Spencer W. Clark (March 15, 1908 – May 27, 1998) was an American jazz bass saxophonist and multi-instrumentalist. In addition to bass saxophone, Clark was also competent on mandolin, cornet, trumpet, clarinet, alto and tenor saxes, guitar, xylophone, and string bass, as well as an occasional vocalist.

==Career==
His first professional experience was on saxophone in a New Rochelle, New York, ensemble in 1923. In 1925–26 he subbed for Adrian Rollini in the California Ramblers on record and in movie palaces. He also played with Joe Tenner and George Carhart in the middle of the decade. He accompanied Carhart on an ocean liner gig in an orchestra which included Bud Freeman and Babe Russin.

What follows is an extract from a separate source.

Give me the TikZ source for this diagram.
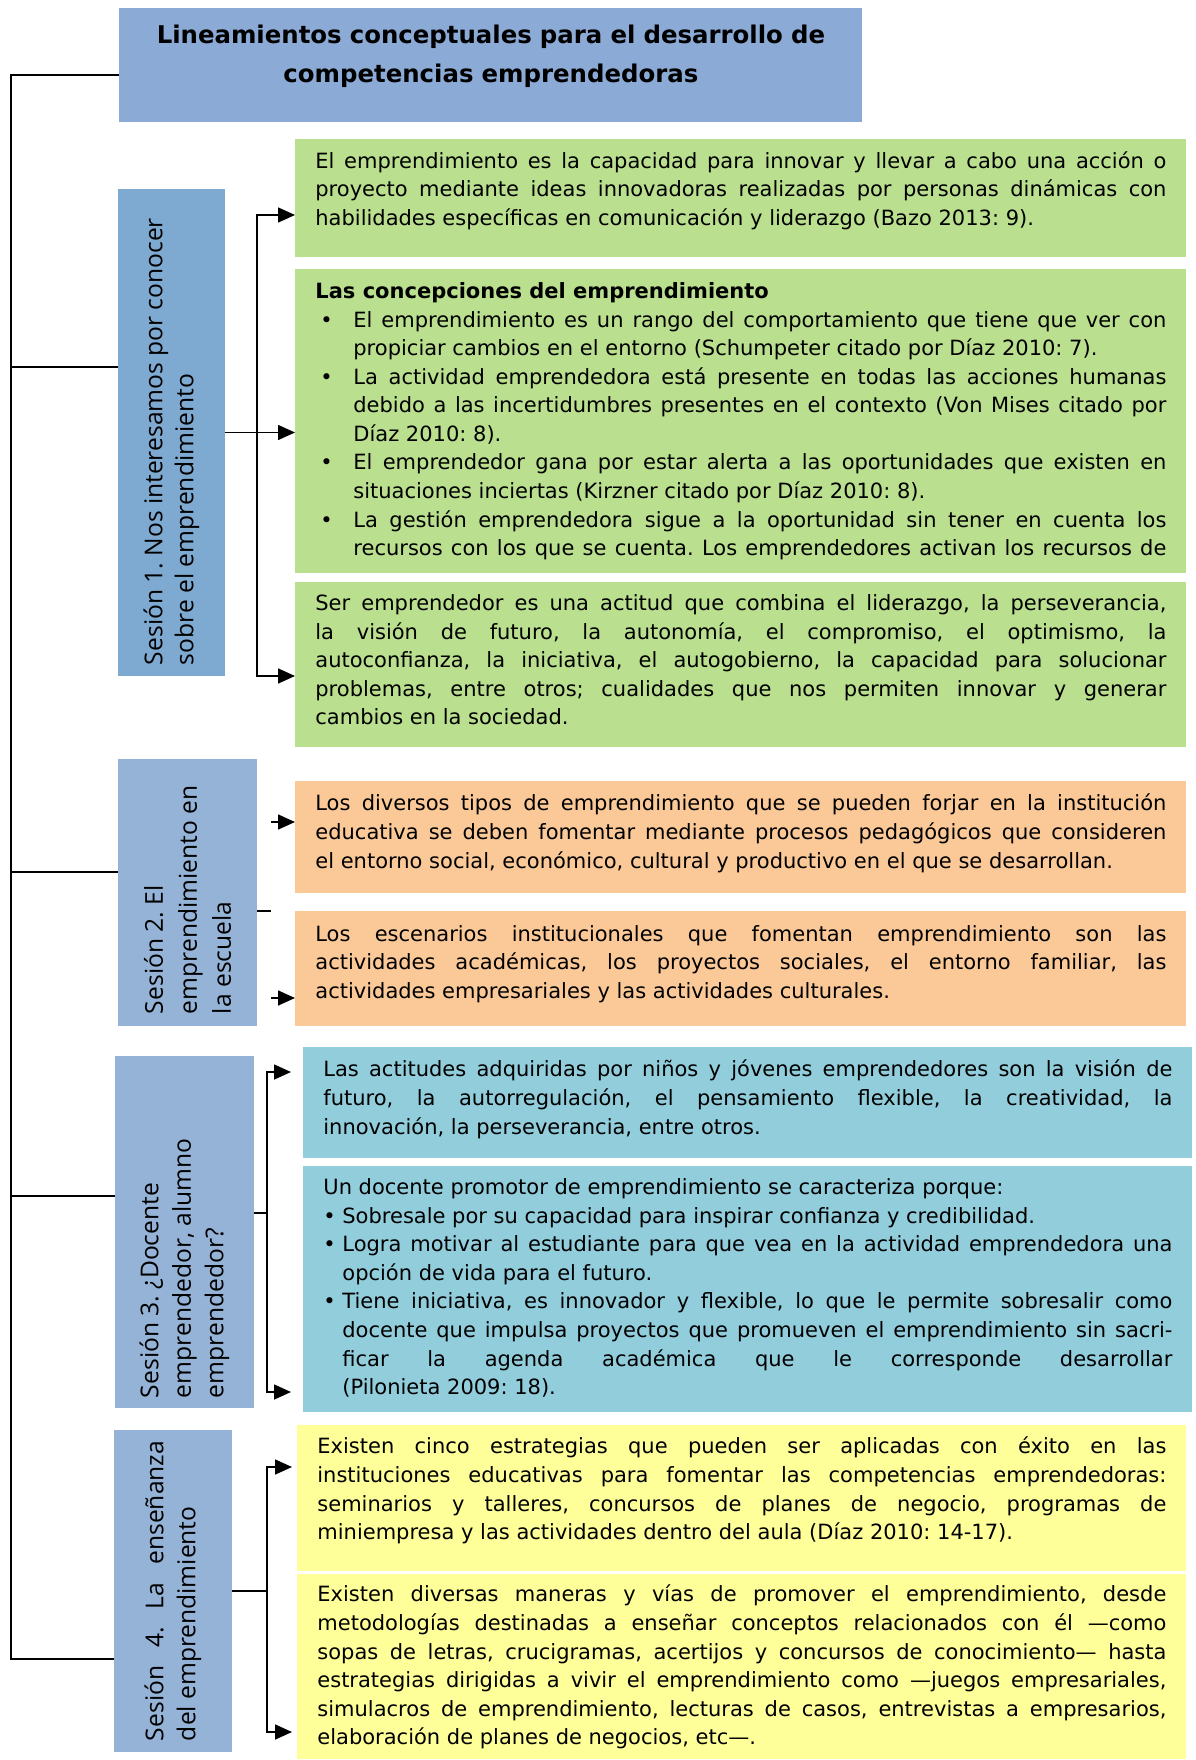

While in Europe, he played with Danny Polo, Julian Fuhs, French bandleader Ray Ventura, and Lud Gluskin. His many recordings with both Ventura and Gluskin in 1929–30 established Clark as a highly original soloist on his neglected instrument.

Clark returned to New York City in 1931, where he played with Will Osborne, Bert Lown, and Fred Waring, then joined Ozzie Nelson's band as third trumpeter. His last big band gig was with Dick Stabile's orchestra in the late 1930s, where his bass sax anchored a saxophone sextet led by Stabile (which did not record). Clark, who had become a competent choral singer during his days with Waring, also formed part of Tommy Dorsey's original Pied Pipers, a vocal octet that was soon reduced to a quartet.

After the 1930s music became a secondary profession for Clark, who worked for a newspaper, in the airline industry, and as a land purchasing consultant for Highland Park, Illinois. He played with Freddie Wacker's Windy City Seven from 1954, and recorded with them in 1957. Clark continued to perform into the 1970s, when he played Adrian Rollini's role in a re-creation album of Joe Venuti's Blue Four. He retired later in the 1970s to North Carolina; he continued to play there locally in a trio with his wife, Mary Clark.